**Exercise aim:**
Include the line containing "from matplotlib.patches import" and all lines before it, repeated exactly from the listing below, without pictures.

START Data in this exercise

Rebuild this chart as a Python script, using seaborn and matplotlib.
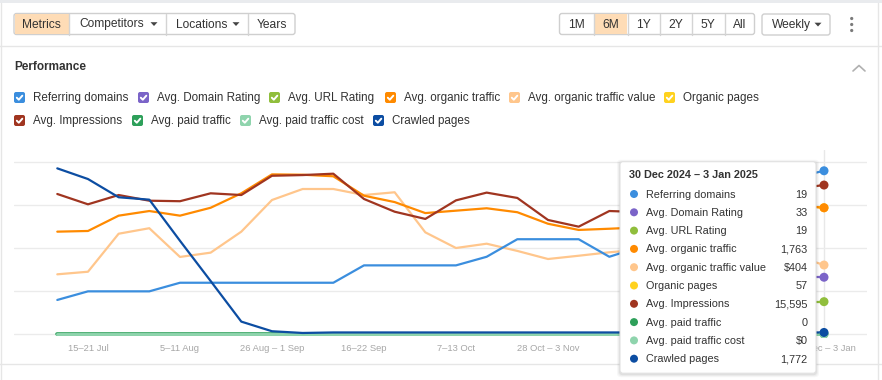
import pandas as pd
import seaborn as sns
import matplotlib.pyplot as plt
from matplotlib.patches import FancyBboxPatch, Rectangle, Polygon, Circle

# --- chart data: each metric is drawn on its own 0-100 scale ---
week_labels = [
    "8–14 Jul", "15–21 Jul", "22–28 Jul", "29 Jul – 4 Aug", "5–11 Aug", "12–18 Aug",
    "19–25 Aug", "26 Aug – 1 Sep", "2–8 Sep", "9–15 Sep", "16–22 Sep", "23–29 Sep",
    "30 Sep – 6 Oct", "7–13 Oct", "14–20 Oct", "21–27 Oct", "28 Oct – 3 Nov", "4–10 Nov",
    "11–17 Nov", "18–24 Nov", "25 Nov – 1 Dec", "2–8 Dec", "9–15 Dec", "16–22 Dec",
    "23–29 Dec", "30 Dec – 3 Jan",
]

referring_domains = [19.8, 24.8, 24.8, 24.8, 29.8, 29.8, 29.8, 29.8, 29.8, 29.8, 39.9, 39.9, 39.9,
                     39.9, 44.9, 55.1, 55.1, 55.1, 44.9, 50.6, 54.7, 60.5, 69.2, 80.8, 90.7, 94.9]
domain_rating = [None] * 24 + [33.0, 33.0]
url_rating = [None] * 24 + [18.8, 18.8]
organic_traffic = [59.5, 59.9, 68.8, 71.5, 68.8, 73.4, 81.8, 92.8, 92.6, 91.7, 80.4, 76.7, 70.3,
                   71.7, 73.1, 70.8, 64.1, 60.5, 61.2, 62.0, 64.0, 66.3, 69.2, 72.1, 75.0, 73.4]
traffic_value = [34.7, 36.2, 58.3, 61.5, 44.8, 47.3, 59.5, 77.9, 84.3, 84.3, 80.8, 82.4, 59.1,
                 50.0, 52.5, 48.3, 43.6, 45.5, 47.5, 49.1, 48.8, 50.0, 48.8, 47.7, 45.9, 40.1]
organic_pages = [None] * 24 + [75.0, 73.4]
impressions = [81.4, 75.4, 80.8, 77.5, 77.2, 81.8, 80.8, 92.0, 92.4, 93.2, 78.5, 71.1, 66.9,
               77.7, 82.2, 79.1, 66.3, 62.4, 71.5, 70.9, 73.3, 76.2, 79.1, 81.4, 84.3, 86.6]
paid_traffic = [0.0] * 26
paid_traffic_cost = [0.0] * 26
crawled_pages = [96.3, 90.1, 79.5, 78.1, 54.2, 30.8, 7.2, 1.6, 0.6, 0.9, 0.9, 0.9, 0.9,
                 0.9, 0.9, 0.9, 0.9, 0.9, 0.9, 0.9, 0.9, 0.9, 0.9, 0.9, 0.9, 0.9]

metric_names = ["Referring domains", "Avg. Domain Rating", "Avg. URL Rating", "Avg. organic traffic",
                "Avg. organic traffic value", "Organic pages", "Avg. Impressions", "Avg. paid traffic",
                "Avg. paid traffic cost", "Crawled pages"]
metric_colors = ["#3b8ede", "#7b64c8", "#90be3c", "#ff8a00", "#ffc68c", "#ffd21f",
                 "#a03520", "#2ea05a", "#8fd4ad", "#0c4da2"]
tooltip_title = "30 Dec 2024 – 3 Jan 2025"
tooltip_values = ["19", "33", "19", "1,763", "$404", "57", "15,595", "0", "$0", "1,772"]

series = [referring_domains, domain_rating, url_rating, organic_traffic, traffic_value,
          organic_pages, impressions, paid_traffic, paid_traffic_cost, crawled_pages]
rows = []
for name, vals in zip(metric_names, series):
    for i, v in enumerate(vals):
        if v is not None:
            rows.append({"week": i, "metric": name, "value": v})
df = pd.DataFrame(rows)
palette = dict(zip(metric_names, metric_colors))

sns.set_style("white")
plt.rcParams["font.family"] = ["Liberation Sans", "DejaVu Sans"]

W, H = 882, 380
TXT = "#333333"
fig = plt.figure(figsize=(W / 100, H / 100), dpi=100)


def px_box(x0, y0, x1, y1):
    return [x0 / W, 1 - y1 / H, (x1 - x0) / W, (y1 - y0) / H]


def fs(px):
    return px * 0.72


# background / UI layer
bg = fig.add_axes([0, 0, 1, 1], zorder=0)
bg.set_xlim(0, W)
bg.set_ylim(H, 0)
bg.axis("off")
bg.add_patch(Rectangle((0, 0), W, 3, color="#e9ebee", lw=0))
bg.plot([0, W], [45.5, 45.5], color="#e6e6e6", lw=1)
bg.plot([0, W], [363.5, 363.5], color="#e6e6e6", lw=1)
bg.plot([0.8, 0.8], [3, H], color="#e6e6e6", lw=1)
bg.plot([877.5, 877.5], [3, H], color="#e6e6e6", lw=1)


def button_group(segs, y0, y1):
    x_start, x_end = segs[0][0], segs[-1][1]
    bg.add_patch(FancyBboxPatch((x_start, y0), x_end - x_start, y1 - y0,
                                boxstyle="round,pad=0,rounding_size=2.5",
                                fc="white", ec="#cfcfcf", lw=1, zorder=1))
    for x0, x1, label, active, dropdown in segs:
        if active:
            bg.add_patch(Rectangle((x0 + 0.5, y0 + 0.5), x1 - x0 - 1, y1 - y0 - 1,
                                   fc="#fedcb6", ec="none", zorder=1.5))
        if x0 != x_start:
            bg.plot([x0, x0], [y0, y1], color="#d4d4d4", lw=1, zorder=2)
        if dropdown:
            bg.text(x0 + 10, (y0 + y1) / 2 + 0.5, label, fontsize=fs(12), color=TXT,
                    ha="left", va="center", zorder=3)
            ax_ = x1 - 12
            cy = (y0 + y1) / 2
            bg.add_patch(Polygon([[ax_ - 3.5, cy - 1.8], [ax_ + 3.5, cy - 1.8], [ax_, cy + 2]],
                                 color="#444444", lw=0, zorder=3))
        else:
            bg.text((x0 + x1) / 2, (y0 + y1) / 2 + 0.5, label, fontsize=fs(12), color=TXT,
                    ha="center", va="center", zorder=3)


button_group([(14, 69, "Metrics", True, False), (69, 166, "Competitors", False, True),
              (166, 248, "Locations", False, True), (248, 295, "Years", False, False)], 13.5, 34.5)
button_group([(559.5, 593.5, "1M", False, False), (593.5, 627.5, "6M", True, False),
              (627.5, 659.5, "1Y", False, False), (659.5, 691.5, "2Y", False, False),
              (691.5, 724.5, "5Y", False, False), (724.5, 754.5, "All", False, False)], 13.5, 34.5)
button_group([(762, 830, "Weekly", False, True)], 14, 35)
for yy in (18.5, 24.5, 30.5):
    bg.add_patch(Circle((851.7, yy), 1.6, color="#7a7a7a", lw=0))

bg.text(14, 67.5, "Performance", fontsize=fs(11.7), fontweight="bold", color=TXT, va="center")
bg.plot([853, 859, 865], [71, 65.5, 71], color="#b0b0b0", lw=1.2, solid_capstyle="round")

# legend checkboxes
legend_pos = [(14, 97.5), (138, 97.5), (269, 97.5), (385, 97.5), (509, 97.5), (664, 97.5),
              (14, 120.5), (132, 120.5), (240, 120.5), (373, 120.5)]
for (lx, ly), name, col in zip(legend_pos, metric_names, metric_colors):
    bg.add_patch(FancyBboxPatch((lx, ly - 5.5), 11, 11, boxstyle="round,pad=0,rounding_size=2",
                                fc=col, ec="none"))
    bg.plot([lx + 2.8, lx + 4.8, lx + 8.3], [ly + 0.2, ly + 2.2, ly - 1.8], color="white",
            lw=1.4, solid_capstyle="round", solid_joinstyle="round")
    bg.text(lx + 19, ly + 0.5, name, fontsize=fs(11.6), color=TXT, va="center", ha="left")

# --- chart ---
ax = fig.add_axes(px_box(14, 150, 867, 338), zorder=2)
ax.patch.set_alpha(0)
ax.set_xlim(-1.412, 26.402)
ax.set_ylim(-(338 - 334) / 1.72, (334 - 150) / 1.72)
ax.set_yticks([0, 25, 50, 75, 100])
ax.set_yticklabels([])
ax.grid(axis="y", color="#ebebeb", lw=1)
ax.axvline(25, color="#e8e8e8", lw=1, zorder=0)
for s in ax.spines.values():
    s.set_visible(False)

draw_order = ["Avg. paid traffic", "Avg. paid traffic cost", "Organic pages", "Avg. URL Rating",
              "Avg. Domain Rating", "Avg. organic traffic value", "Avg. organic traffic",
              "Avg. Impressions", "Referring domains", "Crawled pages"]
widths = {"Avg. paid traffic": 2.6, "Avg. paid traffic cost": 2.1}
for name in draw_order:
    sub = df[df["metric"] == name]
    sns.lineplot(data=sub, x="week", y="value", color=palette[name], lw=widths.get(name, 1.6),
                 estimator=None, sort=False, legend=False, ax=ax)
last = df[df["week"] == 25].set_index("metric").loc[draw_order].reset_index()
sns.scatterplot(data=last, x="week", y="value", hue="metric", hue_order=draw_order,
                palette=palette, s=42, edgecolor="none", legend=False, ax=ax, zorder=5)

# labels under the tooltip are not visible in the original, only every third week is labelled
tick_idx = [1, 4, 7, 10, 13, 16, 25]
ax.set_xticks(tick_idx)
ax.set_xticklabels([week_labels[i] for i in tick_idx], fontsize=fs(9.4), color="#a6a6a6")
ax.tick_params(axis="x", length=0, pad=4)
ax.tick_params(axis="y", length=0)
ax.set_xlabel("")
ax.set_ylabel("")

# --- tooltip ---
top = fig.add_axes([0, 0, 1, 1], zorder=3)
top.patch.set_alpha(0)
top.set_xlim(0, W)
top.set_ylim(H, 0)
top.axis("off")
for k, a in ((3, 0.03), (2, 0.04), (1, 0.06)):
    top.add_patch(FancyBboxPatch((620 - k, 161.7 - k + 1), 196 + 2 * k, 211.5 + 2 * k,
                                 boxstyle="round,pad=0,rounding_size=4", fc="black",
                                 ec="none", alpha=a))
top.add_patch(FancyBboxPatch((620, 161.7), 196, 211.5, boxstyle="round,pad=0,rounding_size=3",
                             fc="white", ec="#e2e2e2", lw=0.8))
top.text(629, 175.5, tooltip_title, fontsize=fs(10.9), fontweight="bold", color=TXT,
         va="center", ha="left")
for i, (name, col, val) in enumerate(zip(metric_names, metric_colors, tooltip_values)):
    ty = 194 + i * 18.3
    top.add_patch(Circle((634, ty), 4, color=col, lw=0))
    top.text(645.5, ty + 0.5, name, fontsize=fs(10.9), color=TXT, va="center", ha="left")
    top.text(807.5, ty + 0.5, val, fontsize=fs(10.9), color=TXT, va="center", ha="right")

fig.savefig("out.png", dpi=100)
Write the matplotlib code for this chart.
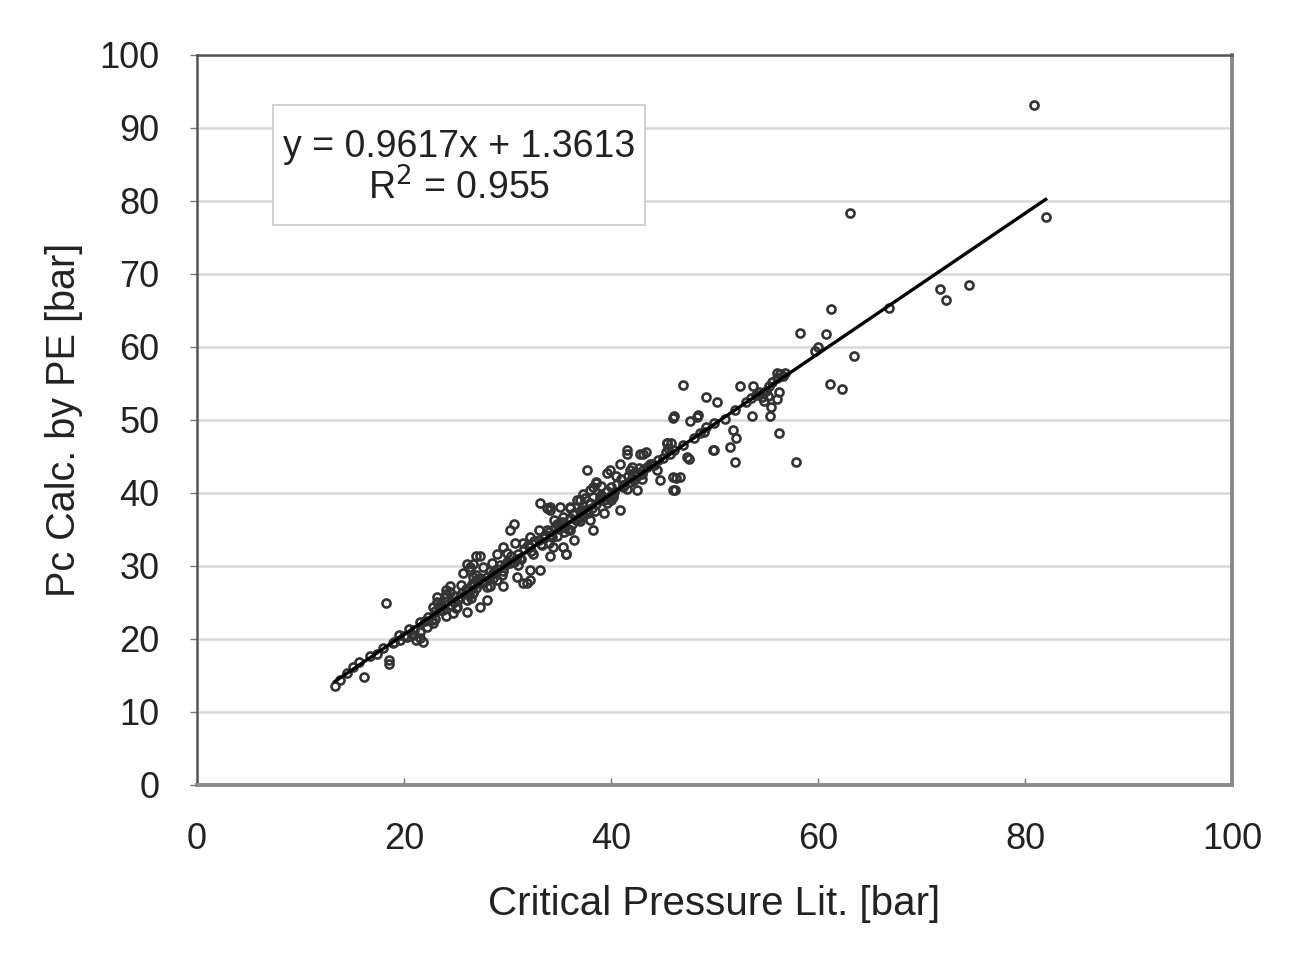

END Data in this exercise

**Full response:**
Rebuild this chart as a Python script, using seaborn and matplotlib.
import pandas as pd
import seaborn as sns
import matplotlib.pyplot as plt
from matplotlib.patches import FancyBboxPatch, Rectangle, Polygon, Circle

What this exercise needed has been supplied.